This design implicitly does something similar to something that I sometimes think conventional transformers should try: allowing later layers to query the KV data from earlier layers. As far as I can tell, with a conventional transformer, if a layer (and presumably higher-level-thinking) layer wants wants to take input from earlier tokens from something lower down, it needs to get it from the output and “remember” it by itself instead of just reading it directly.
But suppose an extra attention head were added that queried the KV data from lower layers. At the very least, I imagine this might cleanly solve the STRAWBERRY problem: whatever layer has figured out that the prompt wants to count instances of R could attend to lower layers that actually perceive those Rs.

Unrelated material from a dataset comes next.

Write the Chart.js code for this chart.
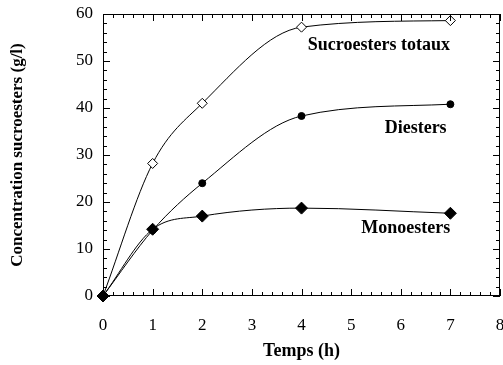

> extra attention head were added that queried the KV data from lower layers
Isn't this sort of similar to latent looping? E.g. [1]. But actually as [2] argues, even that wasn't a good experiment because it used the very last hidden state, which is too close to the logits and loses most of the rich embedding structure. Perhaps you don't even need access to the state of anything except the penultimate hidden layer, since based on my vague reading of [3] the residual stream doesn't "lose information" as it passes deeper down the attention layers, so each block maybe manipulates a different subspace of the residual stream.
[1] https://arxiv.org/abs/2412.06769
[2] https://snimu.github.io/2025/03/30/multi-layer-language-head...
This architecture does not allow later layers to directly query KV data from earlier layers. Each iteration of the loop uses the same layer parameters, so the KV data in later layers may well end up being the same, but only if the model stops changing it in response to other tokens in the context. Which is also something a traditional multi-layer transformer could do. (But might not end up doing due to lack of corresponding inductive bias.)
None of this helps with the strawberry problem, where the very first layer already gets a tokenized representation, so there is no layer that "actually perceives those Rs."